- Dataset excerpt -
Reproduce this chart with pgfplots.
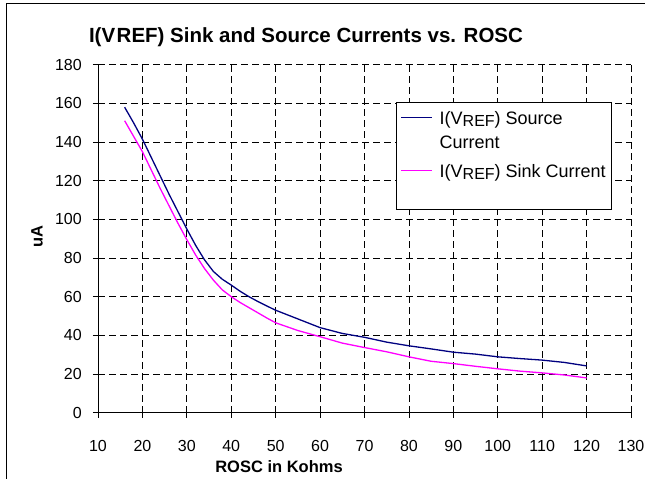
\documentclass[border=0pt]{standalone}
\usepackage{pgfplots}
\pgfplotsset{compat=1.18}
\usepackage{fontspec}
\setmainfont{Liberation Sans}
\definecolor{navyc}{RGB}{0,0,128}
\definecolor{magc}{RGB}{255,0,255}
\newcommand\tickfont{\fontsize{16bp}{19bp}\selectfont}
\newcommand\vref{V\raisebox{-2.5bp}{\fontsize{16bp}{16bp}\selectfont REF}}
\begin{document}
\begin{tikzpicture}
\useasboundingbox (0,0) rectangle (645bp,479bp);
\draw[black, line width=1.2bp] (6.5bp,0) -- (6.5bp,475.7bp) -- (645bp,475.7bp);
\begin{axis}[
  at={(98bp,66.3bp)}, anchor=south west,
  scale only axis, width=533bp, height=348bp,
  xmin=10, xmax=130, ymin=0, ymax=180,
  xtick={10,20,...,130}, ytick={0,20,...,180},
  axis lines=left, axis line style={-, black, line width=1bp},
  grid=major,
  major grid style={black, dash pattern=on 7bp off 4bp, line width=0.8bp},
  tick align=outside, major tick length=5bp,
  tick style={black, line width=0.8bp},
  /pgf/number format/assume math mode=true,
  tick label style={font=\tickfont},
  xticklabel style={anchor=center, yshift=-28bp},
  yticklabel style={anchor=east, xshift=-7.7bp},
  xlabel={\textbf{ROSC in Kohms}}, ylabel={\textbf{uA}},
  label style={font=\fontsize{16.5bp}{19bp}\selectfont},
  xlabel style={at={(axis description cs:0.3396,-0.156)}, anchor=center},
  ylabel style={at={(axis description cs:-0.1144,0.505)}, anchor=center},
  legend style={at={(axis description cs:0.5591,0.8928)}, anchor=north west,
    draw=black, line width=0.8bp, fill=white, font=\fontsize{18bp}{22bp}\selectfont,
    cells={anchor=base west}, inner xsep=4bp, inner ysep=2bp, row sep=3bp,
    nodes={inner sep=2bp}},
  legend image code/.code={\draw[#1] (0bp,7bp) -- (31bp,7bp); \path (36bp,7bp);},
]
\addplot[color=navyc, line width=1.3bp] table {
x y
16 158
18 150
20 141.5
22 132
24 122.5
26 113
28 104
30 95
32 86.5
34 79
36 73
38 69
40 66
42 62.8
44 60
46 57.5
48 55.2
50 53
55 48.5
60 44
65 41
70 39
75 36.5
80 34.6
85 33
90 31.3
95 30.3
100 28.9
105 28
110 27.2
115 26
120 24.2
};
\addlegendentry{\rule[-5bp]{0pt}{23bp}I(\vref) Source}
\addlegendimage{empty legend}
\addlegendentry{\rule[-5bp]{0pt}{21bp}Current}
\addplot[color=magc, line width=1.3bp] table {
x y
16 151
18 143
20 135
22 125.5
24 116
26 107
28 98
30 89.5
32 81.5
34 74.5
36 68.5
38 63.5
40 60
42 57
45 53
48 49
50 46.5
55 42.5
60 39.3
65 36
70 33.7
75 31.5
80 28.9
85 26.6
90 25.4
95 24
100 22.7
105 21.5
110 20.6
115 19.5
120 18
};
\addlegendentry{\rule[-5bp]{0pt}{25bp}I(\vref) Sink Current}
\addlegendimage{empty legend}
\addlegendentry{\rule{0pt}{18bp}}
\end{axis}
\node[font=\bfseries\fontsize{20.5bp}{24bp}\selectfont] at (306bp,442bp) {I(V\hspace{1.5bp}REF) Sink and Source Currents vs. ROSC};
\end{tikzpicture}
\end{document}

- Goal -
Pictures are excluded; output everything else in the data verbatim.

- Result of the task -
Reproduce this chart with pgfplots.
\documentclass[border=0pt]{standalone}
\usepackage{pgfplots}
\pgfplotsset{compat=1.18}
\usepackage{fontspec}
\setmainfont{Liberation Sans}
\definecolor{navyc}{RGB}{0,0,128}
\definecolor{magc}{RGB}{255,0,255}
\newcommand\tickfont{\fontsize{16bp}{19bp}\selectfont}
\newcommand\vref{V\raisebox{-2.5bp}{\fontsize{16bp}{16bp}\selectfont REF}}
\begin{document}
\begin{tikzpicture}
\useasboundingbox (0,0) rectangle (645bp,479bp);
\draw[black, line width=1.2bp] (6.5bp,0) -- (6.5bp,475.7bp) -- (645bp,475.7bp);
\begin{axis}[
  at={(98bp,66.3bp)}, anchor=south west,
  scale only axis, width=533bp, height=348bp,
  xmin=10, xmax=130, ymin=0, ymax=180,
  xtick={10,20,...,130}, ytick={0,20,...,180},
  axis lines=left, axis line style={-, black, line width=1bp},
  grid=major,
  major grid style={black, dash pattern=on 7bp off 4bp, line width=0.8bp},
  tick align=outside, major tick length=5bp,
  tick style={black, line width=0.8bp},
  /pgf/number format/assume math mode=true,
  tick label style={font=\tickfont},
  xticklabel style={anchor=center, yshift=-28bp},
  yticklabel style={anchor=east, xshift=-7.7bp},
  xlabel={\textbf{ROSC in Kohms}}, ylabel={\textbf{uA}},
  label style={font=\fontsize{16.5bp}{19bp}\selectfont},
  xlabel style={at={(axis description cs:0.3396,-0.156)}, anchor=center},
  ylabel style={at={(axis description cs:-0.1144,0.505)}, anchor=center},
  legend style={at={(axis description cs:0.5591,0.8928)}, anchor=north west,
    draw=black, line width=0.8bp, fill=white, font=\fontsize{18bp}{22bp}\selectfont,
    cells={anchor=base west}, inner xsep=4bp, inner ysep=2bp, row sep=3bp,
    nodes={inner sep=2bp}},
  legend image code/.code={\draw[#1] (0bp,7bp) -- (31bp,7bp); \path (36bp,7bp);},
]
\addplot[color=navyc, line width=1.3bp] table {
x y
16 158
18 150
20 141.5
22 132
24 122.5
26 113
28 104
30 95
32 86.5
34 79
36 73
38 69
40 66
42 62.8
44 60
46 57.5
48 55.2
50 53
55 48.5
60 44
65 41
70 39
75 36.5
80 34.6
85 33
90 31.3
95 30.3
100 28.9
105 28
110 27.2
115 26
120 24.2
};
\addlegendentry{\rule[-5bp]{0pt}{23bp}I(\vref) Source}
\addlegendimage{empty legend}
\addlegendentry{\rule[-5bp]{0pt}{21bp}Current}
\addplot[color=magc, line width=1.3bp] table {
x y
16 151
18 143
20 135
22 125.5
24 116
26 107
28 98
30 89.5
32 81.5
34 74.5
36 68.5
38 63.5
40 60
42 57
45 53
48 49
50 46.5
55 42.5
60 39.3
65 36
70 33.7
75 31.5
80 28.9
85 26.6
90 25.4
95 24
100 22.7
105 21.5
110 20.6
115 19.5
120 18
};
\addlegendentry{\rule[-5bp]{0pt}{25bp}I(\vref) Sink Current}
\addlegendimage{empty legend}
\addlegendentry{\rule{0pt}{18bp}}
\end{axis}
\node[font=\bfseries\fontsize{20.5bp}{24bp}\selectfont] at (306bp,442bp) {I(V\hspace{1.5bp}REF) Sink and Source Currents vs. ROSC};
\end{tikzpicture}
\end{document}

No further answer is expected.